"Am Ende war es Mann gegen Mann. Marcel ist superstark, aber ich bin taktisch klug gefahren", sagte Greipel (Lotto-Soudal), der in der Stunde des Triumphes auch an seinen im Koma liegenden belgischen Teamkollegen Stig Broeckx dachte: "Ich bin emotional, ich kann das nicht verdrängen. Die Gedanken sind sehr oft bei Stig." Broeckx war bei der Belgien-Rundfahrt Ende Mai mit einem Begleitmotorrad zusammengestoßen und erlitt schwere Hirnverletzungen.
Der Thüringer Kittel (28) musste sich bei der Meisterschaft vor seiner Haustür sogar mit Rang drei zufrieden geben und kassierte knapp eine Woche vor dem Beginn der 103. Frankreich-Rundfahrt eine unerwartete Niederlage. Platz zwei ging an den 23-jährigen Max Walscheid vom Team Giant-Alpecin. "Die Enttäuschung ist auf jeden Fall groß, aber so ist es halt. Vielleicht gibt es ja einen Meisterschaftsfluch bei mir", sagte Kittel.
"Er war bärenstark"
Der Profi vom Team Etixx-Quick Step hatte den Sprint im Finale verzögern müssen und verlor dabei gegen den cleveren Greipel zu viel Boden. "Ich musste zweimal antreten, da war der Keks gegessen", sagte Kittel. Geschlagen ließ der achtmalige Tour-Etappensieger die Beine hängen und wurde auch von Walscheid noch passiert. Zuvor hatte Kittels Etixx-Teamkollege Tony Martin viel investiert, um das Tempo im Peloton hochzuhalten und entscheidende Attacken zu verhindern. "Tony ist ein Rennen für Zehn gefahren, er war bärenstark", sagte Kittel.
Für Kittel und Greipel wird es am kommenden Samstag zum Tour-Auftakt ernst. Die erste Etappe vom Mont-Saint-Michel zum Utah Beach in der Normandie ist flach und liegt den deutschen Top-Fahrern. Dort kämpfen Kittel und Greipel auch um das erste Gelbe Trikot der 103. Großen Schleife.
Der wiedererstarkte Kittel könnte dort zum dritten Mal nach 2013 und 2014, der seit Jahren konstante Greipel zum ersten Mal das begehrte "Maillot jaune" überstreifen. "Die Tour ist ein anderes Rennen, aber meine Form ist gut. Ich bin auf dem richtigen Weg", sagte Greipel. Genügend Selbstvertrauen dürfte er nun auch haben.
Kittel hatte die Favoritenrolle schon vor der Niederlage ein wenig von sich geschoben. "Ich möchte den Druck ein bisschen weghalten und kein überzogenes Ziel ausgeben", sagte er am Rande der DM. Für den gebürtigen Arnstädter war eigentlich alles angerichtet, zumal auch der Kurs auf ihn zugeschnitten war.

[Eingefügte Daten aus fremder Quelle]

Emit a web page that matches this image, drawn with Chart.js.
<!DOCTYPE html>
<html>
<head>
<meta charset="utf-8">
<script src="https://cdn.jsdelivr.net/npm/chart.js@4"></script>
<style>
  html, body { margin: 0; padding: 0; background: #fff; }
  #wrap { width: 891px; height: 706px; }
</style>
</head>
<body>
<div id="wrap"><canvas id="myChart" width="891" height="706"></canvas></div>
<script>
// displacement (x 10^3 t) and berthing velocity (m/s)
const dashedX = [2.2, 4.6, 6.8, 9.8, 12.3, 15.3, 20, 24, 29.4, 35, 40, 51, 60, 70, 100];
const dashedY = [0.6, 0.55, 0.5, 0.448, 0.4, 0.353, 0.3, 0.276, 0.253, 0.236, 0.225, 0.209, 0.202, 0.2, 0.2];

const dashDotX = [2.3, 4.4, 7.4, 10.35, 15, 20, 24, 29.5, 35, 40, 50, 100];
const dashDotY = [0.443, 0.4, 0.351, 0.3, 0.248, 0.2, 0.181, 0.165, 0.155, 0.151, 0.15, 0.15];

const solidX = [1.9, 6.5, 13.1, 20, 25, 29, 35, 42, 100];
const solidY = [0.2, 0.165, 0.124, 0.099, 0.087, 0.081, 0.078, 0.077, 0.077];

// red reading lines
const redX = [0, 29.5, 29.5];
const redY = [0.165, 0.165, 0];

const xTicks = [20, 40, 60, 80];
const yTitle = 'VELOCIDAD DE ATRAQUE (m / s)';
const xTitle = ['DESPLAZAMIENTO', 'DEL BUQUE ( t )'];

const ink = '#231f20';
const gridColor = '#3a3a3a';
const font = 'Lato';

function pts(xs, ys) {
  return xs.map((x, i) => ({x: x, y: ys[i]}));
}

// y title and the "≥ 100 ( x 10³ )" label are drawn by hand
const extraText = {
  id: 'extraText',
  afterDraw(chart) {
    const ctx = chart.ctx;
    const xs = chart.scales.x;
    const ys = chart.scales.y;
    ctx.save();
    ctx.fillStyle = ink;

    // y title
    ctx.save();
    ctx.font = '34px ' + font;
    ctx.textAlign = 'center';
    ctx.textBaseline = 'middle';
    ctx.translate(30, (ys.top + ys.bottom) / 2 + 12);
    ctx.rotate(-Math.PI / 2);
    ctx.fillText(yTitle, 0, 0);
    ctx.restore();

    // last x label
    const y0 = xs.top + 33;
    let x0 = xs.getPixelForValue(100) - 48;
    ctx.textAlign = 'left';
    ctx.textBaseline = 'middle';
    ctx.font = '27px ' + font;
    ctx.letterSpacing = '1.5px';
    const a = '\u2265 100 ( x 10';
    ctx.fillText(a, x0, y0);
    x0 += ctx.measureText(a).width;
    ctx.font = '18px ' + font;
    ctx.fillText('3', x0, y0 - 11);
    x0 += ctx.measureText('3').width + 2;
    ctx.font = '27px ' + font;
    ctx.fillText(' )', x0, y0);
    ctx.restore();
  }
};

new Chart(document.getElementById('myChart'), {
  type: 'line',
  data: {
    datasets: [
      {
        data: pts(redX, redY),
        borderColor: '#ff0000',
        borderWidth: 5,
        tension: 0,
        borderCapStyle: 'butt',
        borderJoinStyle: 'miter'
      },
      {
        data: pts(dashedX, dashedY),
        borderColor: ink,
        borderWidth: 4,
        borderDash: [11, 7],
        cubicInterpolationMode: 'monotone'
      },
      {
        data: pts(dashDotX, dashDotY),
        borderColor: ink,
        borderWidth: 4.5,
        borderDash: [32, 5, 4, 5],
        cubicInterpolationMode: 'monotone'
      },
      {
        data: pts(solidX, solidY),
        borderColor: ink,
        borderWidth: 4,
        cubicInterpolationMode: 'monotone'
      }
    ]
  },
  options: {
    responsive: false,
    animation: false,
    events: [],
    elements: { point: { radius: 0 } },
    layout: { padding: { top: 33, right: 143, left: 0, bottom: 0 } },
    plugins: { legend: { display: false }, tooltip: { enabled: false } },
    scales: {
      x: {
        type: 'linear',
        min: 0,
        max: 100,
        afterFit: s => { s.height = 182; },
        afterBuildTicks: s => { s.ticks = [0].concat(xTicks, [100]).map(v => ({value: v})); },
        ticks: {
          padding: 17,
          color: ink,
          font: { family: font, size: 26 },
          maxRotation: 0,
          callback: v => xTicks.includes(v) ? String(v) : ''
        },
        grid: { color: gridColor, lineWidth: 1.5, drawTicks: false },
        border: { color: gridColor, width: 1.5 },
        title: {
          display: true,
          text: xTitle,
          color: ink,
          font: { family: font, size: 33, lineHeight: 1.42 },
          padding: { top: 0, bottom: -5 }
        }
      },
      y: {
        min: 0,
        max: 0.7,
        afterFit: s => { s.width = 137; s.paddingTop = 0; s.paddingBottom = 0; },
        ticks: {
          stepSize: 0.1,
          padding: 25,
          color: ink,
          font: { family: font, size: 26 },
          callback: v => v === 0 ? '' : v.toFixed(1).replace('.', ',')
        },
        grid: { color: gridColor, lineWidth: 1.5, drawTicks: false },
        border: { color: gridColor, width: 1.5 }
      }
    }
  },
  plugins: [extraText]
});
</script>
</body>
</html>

Degenkolb lässt Walscheid den Vortritt
Der 28-Jährige pokerte bis in die Schlussphase, während sein Hauptkonkurrent Greipel, der in Marcel Sieberg ebenfalls nur einen Lotto-Begleiter dabei hatte, zwischenzeitlich in einer Spitzengruppe vertreten war. "Mir sind gleich die Tränen gekommen, so ein Meistertitel ist immer etwas Besonderes", sagte Sieberg nach dem Triumph seines Kapitäns.
Einen klassischen Massensprint verhindern wollte eigentlich auch John Degenkolb, der letztlich dem jungen Walscheid den Vortritt ließ. Walscheid war mit Degenkolb in den furchtbaren Trainingsunfall im Januar verwickelt gewesen und hatte dabei einen Schienbeinbruch erlitten. "Ich freu mich riesig, die Tendenz ging zuletzt schon nach oben", sagte Walscheid.
Für Bewegung im Rennen gesorgt hatte immer wieder die auch zahlenmäßig starke Bora-Mannschaft um Titelverteidiger und Klettertalent Emanuel Buchmann, dem die Strecke nicht lag und der auch nichts ausrichten konnte. Der Jubel in Erfurt gehörte Greipel.